Intelectuais Negras will launch a catalog during FLIP 2017 to promote black women's work, featuring 120 black women intellectuals and their first-person narratives.
“We want to make them visible, to showcase their work — we want to get people's attention,” said Xavier. “Black intellectuals is a strong name; it challenges the national belief that black women are things, sexual objects. It's a name that stands against the male chauvinism of white men's politics.”
On a YouTube video, one of Xavier's student, Alice Meireles, highlights why learning about her African Brazilian heritage was important to her.
“I was tired of only listening to white men's narratives,” Meireles said. “[Now], we read Conceição Evaristo. She describes the suns her mother would draw on the ground so the clothes she had washed and hanged would dry up faster for her boss. That reminds me of my own mother, she was a domestic worker, too.”

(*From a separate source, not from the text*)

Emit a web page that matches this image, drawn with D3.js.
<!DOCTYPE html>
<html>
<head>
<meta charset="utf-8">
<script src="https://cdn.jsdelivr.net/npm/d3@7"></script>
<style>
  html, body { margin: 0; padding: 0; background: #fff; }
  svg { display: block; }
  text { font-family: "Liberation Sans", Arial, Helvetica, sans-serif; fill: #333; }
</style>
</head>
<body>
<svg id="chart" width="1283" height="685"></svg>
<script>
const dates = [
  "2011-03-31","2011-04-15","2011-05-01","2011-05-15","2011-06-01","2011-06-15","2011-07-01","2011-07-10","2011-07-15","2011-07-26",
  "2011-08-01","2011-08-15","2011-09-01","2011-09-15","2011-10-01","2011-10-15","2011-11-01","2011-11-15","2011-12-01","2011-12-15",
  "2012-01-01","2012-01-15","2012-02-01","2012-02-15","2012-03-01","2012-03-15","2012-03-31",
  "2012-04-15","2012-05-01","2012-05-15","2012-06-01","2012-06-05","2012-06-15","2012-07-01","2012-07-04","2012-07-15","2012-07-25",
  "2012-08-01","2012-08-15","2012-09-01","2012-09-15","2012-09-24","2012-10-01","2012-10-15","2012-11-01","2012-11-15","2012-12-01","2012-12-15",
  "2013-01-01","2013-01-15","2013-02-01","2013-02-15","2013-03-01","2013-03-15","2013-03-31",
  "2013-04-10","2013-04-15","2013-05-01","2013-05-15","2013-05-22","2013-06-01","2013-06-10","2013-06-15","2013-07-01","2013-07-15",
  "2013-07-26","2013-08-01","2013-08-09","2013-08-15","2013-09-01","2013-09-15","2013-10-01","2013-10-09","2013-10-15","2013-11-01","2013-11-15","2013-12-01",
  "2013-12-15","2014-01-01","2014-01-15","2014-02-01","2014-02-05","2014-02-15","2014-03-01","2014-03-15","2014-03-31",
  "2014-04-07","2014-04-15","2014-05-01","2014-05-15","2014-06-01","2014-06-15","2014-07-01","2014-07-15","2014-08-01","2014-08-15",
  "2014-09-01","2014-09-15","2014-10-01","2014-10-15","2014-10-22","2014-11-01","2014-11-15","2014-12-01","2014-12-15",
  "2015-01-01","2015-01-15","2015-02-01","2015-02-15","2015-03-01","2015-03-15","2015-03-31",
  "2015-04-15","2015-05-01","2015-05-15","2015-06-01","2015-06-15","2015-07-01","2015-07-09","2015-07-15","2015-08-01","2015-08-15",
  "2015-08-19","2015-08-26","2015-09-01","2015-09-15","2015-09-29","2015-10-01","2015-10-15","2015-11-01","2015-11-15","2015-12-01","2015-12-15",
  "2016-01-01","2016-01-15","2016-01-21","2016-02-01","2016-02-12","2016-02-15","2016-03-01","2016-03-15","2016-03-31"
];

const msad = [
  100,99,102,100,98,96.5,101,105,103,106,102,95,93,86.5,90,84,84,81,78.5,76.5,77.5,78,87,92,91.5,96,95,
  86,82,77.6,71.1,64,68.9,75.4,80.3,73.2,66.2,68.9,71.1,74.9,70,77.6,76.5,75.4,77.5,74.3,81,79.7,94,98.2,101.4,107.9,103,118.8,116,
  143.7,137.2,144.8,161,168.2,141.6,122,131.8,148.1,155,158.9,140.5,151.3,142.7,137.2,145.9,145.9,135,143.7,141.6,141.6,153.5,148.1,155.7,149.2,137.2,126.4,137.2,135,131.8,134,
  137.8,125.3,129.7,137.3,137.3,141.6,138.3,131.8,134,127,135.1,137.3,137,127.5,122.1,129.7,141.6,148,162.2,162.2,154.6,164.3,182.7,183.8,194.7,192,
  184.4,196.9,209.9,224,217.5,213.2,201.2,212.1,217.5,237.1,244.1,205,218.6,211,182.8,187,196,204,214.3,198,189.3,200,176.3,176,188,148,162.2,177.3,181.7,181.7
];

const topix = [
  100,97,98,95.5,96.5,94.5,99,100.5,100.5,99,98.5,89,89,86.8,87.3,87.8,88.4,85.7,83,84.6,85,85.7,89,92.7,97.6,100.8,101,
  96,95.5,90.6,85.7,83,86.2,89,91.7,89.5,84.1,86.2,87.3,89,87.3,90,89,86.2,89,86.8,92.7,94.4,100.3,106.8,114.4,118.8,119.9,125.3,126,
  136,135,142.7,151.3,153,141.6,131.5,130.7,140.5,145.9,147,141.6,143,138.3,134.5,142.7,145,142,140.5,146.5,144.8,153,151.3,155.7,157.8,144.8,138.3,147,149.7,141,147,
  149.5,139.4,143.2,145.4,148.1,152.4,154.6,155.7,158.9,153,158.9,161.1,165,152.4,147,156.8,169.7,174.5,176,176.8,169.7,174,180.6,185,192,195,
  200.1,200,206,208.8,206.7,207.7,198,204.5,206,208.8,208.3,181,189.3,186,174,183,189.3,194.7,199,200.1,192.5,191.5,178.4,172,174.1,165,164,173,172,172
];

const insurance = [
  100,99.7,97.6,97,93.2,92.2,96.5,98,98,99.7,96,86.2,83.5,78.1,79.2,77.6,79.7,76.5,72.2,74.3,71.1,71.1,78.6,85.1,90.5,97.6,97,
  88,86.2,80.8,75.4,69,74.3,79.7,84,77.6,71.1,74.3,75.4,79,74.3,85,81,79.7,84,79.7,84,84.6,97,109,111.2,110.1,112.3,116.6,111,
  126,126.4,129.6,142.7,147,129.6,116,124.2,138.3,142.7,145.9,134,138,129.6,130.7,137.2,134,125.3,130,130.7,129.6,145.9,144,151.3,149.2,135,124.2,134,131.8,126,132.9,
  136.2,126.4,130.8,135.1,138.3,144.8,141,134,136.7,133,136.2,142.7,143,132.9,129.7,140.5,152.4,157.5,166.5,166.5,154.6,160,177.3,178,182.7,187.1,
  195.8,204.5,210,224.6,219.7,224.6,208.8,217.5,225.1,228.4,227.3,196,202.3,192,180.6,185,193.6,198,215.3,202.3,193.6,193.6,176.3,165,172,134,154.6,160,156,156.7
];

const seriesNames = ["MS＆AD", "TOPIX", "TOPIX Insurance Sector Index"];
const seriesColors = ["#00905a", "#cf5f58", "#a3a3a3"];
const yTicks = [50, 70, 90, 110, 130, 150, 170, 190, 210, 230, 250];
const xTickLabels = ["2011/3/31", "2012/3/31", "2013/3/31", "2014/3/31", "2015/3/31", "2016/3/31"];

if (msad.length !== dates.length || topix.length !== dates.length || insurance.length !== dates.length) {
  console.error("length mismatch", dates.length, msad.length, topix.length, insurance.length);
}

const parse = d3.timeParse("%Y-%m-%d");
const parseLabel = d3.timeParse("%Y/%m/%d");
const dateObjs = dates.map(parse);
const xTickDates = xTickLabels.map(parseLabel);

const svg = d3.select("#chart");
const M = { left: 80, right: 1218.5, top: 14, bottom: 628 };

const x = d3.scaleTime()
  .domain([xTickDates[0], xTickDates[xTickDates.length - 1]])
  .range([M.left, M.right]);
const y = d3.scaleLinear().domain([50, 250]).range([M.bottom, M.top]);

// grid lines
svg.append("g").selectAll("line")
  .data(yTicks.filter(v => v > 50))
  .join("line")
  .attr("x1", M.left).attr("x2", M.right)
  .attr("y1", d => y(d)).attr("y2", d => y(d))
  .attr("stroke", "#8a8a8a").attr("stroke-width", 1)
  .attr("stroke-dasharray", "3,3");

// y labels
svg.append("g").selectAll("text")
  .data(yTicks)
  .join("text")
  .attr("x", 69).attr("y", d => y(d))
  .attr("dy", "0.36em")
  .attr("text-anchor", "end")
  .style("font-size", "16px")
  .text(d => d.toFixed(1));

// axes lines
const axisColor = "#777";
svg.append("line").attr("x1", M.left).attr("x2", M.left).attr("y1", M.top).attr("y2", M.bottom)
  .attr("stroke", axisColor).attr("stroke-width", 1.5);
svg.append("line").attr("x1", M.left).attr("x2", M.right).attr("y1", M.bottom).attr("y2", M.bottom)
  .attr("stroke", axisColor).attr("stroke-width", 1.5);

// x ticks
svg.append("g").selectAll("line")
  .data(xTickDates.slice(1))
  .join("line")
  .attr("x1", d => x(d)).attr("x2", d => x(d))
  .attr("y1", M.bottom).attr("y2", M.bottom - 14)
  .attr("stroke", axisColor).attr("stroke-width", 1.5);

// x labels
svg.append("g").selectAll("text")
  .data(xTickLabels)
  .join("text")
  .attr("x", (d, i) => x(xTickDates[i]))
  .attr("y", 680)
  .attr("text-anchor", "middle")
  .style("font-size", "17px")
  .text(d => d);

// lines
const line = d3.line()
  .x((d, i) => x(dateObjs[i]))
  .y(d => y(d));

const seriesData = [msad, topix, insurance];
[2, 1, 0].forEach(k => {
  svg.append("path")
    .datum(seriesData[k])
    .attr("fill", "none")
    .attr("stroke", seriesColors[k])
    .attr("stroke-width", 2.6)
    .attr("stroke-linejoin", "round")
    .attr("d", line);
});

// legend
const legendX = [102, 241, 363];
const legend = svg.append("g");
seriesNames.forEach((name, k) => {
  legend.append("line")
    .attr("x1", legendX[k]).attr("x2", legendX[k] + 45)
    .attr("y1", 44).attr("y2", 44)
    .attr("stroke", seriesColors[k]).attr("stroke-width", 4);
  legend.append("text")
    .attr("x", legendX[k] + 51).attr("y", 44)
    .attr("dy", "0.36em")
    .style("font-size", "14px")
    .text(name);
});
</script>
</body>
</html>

About 18 percent of black women in Brazil are domestic workers. In 2015, legislation was finally enacted to regulate that activity. Evaristo struggled financially to publish her first books as she worked as a domestic worker. Today, she is one of the most important writers in Brazil.
“In Brazil, people don't read that much, and so most of the time a writer cannot make a living of what he or she writes. You're a writer but you need to have another job. This ends up restricting the publishing world to a white population,” said Aguiar. “But I do think this has a tendency to change, especially with new technologies.”
Xavier believes literature should be looked at as something diverse and plural.
“This is a matter of genre and race, of female empowerment. There are many black women writers, and we just want to be recognized for our work,” said Xavier. “We want to celebrate, and we want more women to see themselves as black women intellectuals. I've already seen many young women referring to themselves in a powerful way as 'I, the black woman intellectual.'”
Ahead of FLIP 2017, the windows of the main bookstores in Brazil showcase the works of many of the women who will attend the festival. The books kept on the back shelves are now up front.
FLIP 2017 will take place from July 26-30 in Paraty, Rio de Janeiro, Brazil.
The festival is sold out, but all events will be livestreamed on FLIP's official website.